### Record list
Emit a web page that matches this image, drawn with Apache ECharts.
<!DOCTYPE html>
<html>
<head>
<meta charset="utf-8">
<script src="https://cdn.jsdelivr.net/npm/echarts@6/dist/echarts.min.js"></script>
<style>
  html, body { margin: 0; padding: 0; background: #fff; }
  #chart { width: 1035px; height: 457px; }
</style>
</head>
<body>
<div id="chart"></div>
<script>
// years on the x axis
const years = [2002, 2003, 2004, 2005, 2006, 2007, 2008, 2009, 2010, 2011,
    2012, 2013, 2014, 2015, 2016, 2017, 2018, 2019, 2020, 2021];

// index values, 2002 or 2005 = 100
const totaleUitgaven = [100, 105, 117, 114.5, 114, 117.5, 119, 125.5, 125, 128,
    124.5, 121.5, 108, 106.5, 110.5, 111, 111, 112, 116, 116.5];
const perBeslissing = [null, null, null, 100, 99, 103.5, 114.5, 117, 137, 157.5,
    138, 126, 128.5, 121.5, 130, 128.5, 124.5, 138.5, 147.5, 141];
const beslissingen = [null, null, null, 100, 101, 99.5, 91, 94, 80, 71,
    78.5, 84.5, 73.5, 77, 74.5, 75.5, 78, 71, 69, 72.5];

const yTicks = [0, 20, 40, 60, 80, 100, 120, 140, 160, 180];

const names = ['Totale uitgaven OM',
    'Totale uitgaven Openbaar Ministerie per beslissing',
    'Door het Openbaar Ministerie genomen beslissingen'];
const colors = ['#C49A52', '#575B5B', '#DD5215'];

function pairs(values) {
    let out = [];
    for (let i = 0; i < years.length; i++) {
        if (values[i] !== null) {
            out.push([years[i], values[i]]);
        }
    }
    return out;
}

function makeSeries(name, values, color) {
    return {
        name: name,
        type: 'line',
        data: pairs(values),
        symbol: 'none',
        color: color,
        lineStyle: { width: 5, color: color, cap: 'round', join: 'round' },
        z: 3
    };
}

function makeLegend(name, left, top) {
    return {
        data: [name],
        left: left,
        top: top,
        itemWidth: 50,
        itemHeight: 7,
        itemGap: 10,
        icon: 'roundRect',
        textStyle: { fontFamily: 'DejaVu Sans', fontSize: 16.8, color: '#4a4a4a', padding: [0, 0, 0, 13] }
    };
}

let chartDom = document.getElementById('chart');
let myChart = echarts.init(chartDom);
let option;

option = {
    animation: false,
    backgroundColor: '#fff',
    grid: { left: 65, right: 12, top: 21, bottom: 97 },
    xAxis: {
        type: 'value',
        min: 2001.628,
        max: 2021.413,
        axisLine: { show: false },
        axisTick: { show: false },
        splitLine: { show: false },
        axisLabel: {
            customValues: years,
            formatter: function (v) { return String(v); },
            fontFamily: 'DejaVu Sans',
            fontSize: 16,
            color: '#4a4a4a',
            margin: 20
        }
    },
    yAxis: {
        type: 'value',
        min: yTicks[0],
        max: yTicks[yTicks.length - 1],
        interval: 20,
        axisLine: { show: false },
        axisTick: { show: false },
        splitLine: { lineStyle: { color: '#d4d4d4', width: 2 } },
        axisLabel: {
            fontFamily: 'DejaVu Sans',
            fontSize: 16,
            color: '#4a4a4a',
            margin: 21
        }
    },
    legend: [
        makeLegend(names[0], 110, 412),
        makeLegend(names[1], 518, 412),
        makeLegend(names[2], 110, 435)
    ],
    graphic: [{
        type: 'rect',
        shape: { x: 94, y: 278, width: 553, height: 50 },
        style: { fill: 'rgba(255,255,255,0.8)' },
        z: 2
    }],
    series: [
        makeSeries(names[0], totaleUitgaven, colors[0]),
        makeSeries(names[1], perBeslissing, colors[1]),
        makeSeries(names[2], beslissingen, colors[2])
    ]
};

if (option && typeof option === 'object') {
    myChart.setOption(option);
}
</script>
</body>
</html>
---
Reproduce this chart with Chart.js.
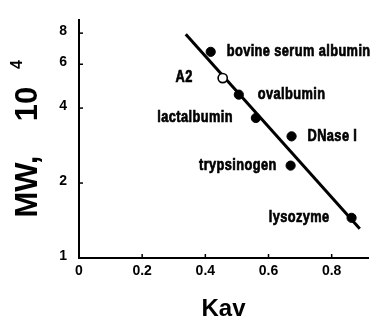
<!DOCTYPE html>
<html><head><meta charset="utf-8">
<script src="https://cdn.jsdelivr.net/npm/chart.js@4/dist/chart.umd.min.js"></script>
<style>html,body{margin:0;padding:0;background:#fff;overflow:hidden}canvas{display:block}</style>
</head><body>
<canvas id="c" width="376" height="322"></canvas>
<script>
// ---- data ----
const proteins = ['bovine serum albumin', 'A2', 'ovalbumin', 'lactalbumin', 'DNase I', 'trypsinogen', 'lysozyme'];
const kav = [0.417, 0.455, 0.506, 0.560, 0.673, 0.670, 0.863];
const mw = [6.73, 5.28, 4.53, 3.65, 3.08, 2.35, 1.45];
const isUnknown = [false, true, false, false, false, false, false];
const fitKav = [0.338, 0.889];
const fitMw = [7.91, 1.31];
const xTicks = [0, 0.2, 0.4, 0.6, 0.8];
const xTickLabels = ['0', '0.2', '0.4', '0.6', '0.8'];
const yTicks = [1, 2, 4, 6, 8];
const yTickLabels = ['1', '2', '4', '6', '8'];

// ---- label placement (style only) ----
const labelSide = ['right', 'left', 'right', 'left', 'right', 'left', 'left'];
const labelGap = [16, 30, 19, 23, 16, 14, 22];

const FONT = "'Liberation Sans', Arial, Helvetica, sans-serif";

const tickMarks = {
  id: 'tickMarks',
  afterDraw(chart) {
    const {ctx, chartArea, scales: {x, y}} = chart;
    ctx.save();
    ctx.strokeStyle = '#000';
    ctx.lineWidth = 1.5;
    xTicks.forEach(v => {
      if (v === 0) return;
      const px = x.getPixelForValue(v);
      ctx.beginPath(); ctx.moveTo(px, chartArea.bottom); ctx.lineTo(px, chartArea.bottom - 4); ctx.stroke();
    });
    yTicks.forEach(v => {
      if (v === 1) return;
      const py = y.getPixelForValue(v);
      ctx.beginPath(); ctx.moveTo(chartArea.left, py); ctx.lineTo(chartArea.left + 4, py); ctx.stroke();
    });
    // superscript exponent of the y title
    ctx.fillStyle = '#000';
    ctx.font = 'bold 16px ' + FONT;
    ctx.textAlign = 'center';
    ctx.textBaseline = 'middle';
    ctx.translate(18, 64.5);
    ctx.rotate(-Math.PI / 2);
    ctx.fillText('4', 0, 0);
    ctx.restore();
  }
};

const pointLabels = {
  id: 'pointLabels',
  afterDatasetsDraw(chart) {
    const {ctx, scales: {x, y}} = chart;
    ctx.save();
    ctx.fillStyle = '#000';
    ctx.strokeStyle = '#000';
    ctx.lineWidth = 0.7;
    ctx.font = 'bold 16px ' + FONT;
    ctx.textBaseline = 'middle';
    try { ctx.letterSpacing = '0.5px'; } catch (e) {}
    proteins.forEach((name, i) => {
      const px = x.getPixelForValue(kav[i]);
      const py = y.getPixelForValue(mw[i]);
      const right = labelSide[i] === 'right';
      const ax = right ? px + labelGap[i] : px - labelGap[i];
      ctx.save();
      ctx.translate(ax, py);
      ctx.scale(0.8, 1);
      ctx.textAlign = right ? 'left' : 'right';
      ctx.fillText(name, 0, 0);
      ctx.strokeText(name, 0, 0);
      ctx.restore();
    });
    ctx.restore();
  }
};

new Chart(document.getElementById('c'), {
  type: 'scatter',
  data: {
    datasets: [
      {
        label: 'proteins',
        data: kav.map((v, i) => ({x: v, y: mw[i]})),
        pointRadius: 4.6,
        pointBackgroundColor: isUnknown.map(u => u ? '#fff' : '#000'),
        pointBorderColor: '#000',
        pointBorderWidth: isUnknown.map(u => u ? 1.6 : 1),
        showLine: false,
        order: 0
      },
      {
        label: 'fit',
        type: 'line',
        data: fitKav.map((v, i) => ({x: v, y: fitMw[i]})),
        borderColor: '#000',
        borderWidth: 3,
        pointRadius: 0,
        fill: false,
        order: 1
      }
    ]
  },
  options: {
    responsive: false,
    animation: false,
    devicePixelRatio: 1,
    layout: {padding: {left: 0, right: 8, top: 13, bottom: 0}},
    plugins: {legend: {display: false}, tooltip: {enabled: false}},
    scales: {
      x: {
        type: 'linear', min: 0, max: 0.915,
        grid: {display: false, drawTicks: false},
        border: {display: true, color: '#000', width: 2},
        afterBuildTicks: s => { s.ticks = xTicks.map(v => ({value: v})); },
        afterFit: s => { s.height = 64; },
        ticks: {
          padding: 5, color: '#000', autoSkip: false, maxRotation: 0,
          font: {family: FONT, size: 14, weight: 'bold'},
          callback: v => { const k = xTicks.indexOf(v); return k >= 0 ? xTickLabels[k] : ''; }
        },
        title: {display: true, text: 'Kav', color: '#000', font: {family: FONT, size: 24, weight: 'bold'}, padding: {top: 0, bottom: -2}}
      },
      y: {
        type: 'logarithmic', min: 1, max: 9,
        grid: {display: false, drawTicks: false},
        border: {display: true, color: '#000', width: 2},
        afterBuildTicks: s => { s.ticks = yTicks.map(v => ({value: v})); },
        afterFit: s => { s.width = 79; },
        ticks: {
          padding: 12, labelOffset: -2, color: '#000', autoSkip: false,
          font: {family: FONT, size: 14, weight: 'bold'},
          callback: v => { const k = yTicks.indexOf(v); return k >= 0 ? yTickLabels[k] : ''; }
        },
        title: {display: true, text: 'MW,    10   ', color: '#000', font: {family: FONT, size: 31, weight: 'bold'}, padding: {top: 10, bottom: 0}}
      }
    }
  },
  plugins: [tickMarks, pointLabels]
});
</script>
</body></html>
* * *
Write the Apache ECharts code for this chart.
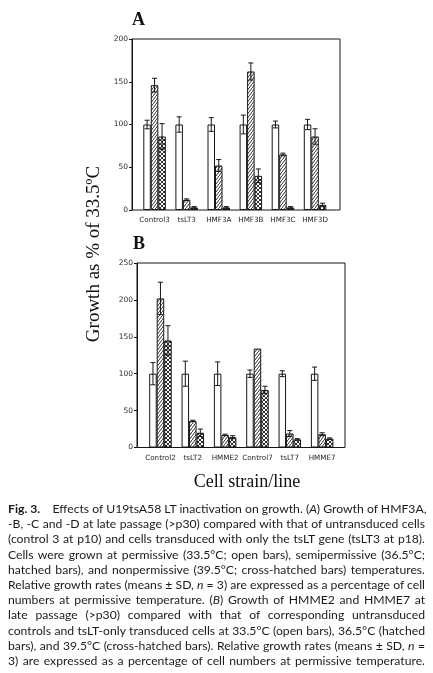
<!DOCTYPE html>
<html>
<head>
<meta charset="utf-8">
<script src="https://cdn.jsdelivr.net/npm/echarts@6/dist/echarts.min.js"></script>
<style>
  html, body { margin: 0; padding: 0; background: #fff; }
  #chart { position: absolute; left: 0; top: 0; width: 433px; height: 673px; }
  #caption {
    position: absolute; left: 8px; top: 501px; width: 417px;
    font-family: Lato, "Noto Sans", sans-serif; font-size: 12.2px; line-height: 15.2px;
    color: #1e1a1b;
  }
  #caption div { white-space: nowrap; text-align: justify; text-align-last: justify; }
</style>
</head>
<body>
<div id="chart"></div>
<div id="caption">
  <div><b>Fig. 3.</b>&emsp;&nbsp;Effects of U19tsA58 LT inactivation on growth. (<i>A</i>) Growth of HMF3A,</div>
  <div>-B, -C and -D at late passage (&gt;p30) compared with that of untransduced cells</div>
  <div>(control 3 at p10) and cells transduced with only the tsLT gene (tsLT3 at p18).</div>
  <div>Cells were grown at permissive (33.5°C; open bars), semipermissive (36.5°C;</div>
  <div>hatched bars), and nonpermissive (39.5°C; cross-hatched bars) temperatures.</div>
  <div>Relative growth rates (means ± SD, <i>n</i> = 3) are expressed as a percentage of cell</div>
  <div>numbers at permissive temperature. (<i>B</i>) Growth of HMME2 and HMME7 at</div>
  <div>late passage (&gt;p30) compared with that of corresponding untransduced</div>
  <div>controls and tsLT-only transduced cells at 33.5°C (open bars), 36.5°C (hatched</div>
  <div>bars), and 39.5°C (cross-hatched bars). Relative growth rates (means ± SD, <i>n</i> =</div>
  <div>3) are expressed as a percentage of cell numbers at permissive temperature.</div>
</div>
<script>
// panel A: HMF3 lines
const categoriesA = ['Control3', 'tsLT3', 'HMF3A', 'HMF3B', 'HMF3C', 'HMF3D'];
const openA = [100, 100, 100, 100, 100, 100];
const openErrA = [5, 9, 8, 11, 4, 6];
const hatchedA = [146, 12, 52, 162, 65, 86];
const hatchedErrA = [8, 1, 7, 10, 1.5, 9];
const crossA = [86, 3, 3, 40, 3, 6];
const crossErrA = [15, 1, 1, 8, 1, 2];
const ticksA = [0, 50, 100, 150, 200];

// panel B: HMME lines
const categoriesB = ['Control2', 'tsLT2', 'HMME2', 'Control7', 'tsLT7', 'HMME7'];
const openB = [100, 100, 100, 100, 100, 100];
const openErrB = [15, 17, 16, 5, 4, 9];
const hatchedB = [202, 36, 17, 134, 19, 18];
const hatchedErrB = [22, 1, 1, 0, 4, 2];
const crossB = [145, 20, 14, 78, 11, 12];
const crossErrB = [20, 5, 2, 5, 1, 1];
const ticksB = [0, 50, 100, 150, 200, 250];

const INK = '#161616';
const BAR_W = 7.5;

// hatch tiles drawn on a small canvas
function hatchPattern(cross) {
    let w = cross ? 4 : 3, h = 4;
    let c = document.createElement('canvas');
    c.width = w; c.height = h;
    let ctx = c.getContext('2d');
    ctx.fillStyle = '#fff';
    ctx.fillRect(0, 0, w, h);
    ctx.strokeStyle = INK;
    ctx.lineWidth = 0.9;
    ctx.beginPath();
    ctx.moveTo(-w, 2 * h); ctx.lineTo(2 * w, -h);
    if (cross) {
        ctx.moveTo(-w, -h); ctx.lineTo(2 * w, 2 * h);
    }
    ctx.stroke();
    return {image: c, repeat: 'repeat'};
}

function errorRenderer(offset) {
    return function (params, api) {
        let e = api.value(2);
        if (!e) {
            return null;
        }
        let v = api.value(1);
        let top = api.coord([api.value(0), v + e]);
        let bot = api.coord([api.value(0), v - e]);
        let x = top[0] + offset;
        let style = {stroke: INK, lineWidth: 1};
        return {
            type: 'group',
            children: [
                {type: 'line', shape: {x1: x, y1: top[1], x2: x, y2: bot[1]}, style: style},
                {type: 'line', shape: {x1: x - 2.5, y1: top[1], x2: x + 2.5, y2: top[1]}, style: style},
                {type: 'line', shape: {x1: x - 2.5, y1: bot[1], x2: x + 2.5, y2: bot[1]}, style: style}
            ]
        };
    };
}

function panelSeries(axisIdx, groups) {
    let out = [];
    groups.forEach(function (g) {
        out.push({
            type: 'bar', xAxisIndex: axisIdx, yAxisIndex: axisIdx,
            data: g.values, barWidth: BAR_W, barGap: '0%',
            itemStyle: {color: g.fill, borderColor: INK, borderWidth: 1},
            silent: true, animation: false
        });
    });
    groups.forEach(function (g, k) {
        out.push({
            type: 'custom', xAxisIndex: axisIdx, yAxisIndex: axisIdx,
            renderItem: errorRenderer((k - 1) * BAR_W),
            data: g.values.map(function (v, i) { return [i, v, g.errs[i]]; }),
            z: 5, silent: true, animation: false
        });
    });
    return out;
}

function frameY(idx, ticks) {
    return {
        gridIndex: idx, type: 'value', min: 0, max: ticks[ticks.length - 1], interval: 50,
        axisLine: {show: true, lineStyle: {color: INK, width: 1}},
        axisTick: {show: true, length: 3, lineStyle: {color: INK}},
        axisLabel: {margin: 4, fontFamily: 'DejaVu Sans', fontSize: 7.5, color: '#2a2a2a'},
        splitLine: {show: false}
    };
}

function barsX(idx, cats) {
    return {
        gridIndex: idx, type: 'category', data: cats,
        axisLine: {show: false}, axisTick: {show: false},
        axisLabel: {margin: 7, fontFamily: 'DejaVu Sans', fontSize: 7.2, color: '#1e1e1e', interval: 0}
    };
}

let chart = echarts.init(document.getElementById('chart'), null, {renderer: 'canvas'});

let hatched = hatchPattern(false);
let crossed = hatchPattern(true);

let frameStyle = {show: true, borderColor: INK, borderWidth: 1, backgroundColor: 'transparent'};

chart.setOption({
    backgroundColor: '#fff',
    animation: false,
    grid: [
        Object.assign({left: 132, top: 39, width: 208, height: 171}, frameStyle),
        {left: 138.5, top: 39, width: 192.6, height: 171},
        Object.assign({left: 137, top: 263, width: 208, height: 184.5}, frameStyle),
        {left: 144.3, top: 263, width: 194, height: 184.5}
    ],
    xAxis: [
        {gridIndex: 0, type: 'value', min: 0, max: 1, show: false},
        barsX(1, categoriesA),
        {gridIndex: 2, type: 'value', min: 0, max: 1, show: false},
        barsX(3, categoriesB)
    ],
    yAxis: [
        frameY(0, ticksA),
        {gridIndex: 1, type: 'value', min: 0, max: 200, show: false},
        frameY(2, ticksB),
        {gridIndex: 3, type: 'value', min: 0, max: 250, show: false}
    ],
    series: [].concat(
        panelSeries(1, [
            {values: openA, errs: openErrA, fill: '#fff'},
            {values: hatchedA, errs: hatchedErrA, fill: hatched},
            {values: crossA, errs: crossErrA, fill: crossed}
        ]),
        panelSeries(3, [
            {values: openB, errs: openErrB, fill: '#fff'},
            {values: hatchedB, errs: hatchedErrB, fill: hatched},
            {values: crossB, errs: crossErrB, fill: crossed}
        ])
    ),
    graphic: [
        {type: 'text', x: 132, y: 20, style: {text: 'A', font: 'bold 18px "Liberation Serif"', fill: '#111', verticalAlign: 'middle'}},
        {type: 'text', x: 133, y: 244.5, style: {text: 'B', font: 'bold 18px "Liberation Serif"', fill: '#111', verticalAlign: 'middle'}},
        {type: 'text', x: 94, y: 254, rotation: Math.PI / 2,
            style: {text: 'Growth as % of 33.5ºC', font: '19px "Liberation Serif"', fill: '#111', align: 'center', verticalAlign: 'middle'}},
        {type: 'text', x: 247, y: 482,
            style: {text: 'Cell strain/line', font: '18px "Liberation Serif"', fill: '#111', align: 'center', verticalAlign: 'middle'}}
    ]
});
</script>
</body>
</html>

### Exercise
Report how many lines of the entries hold the word "Apache". Nothing else is needed.

### Task result
2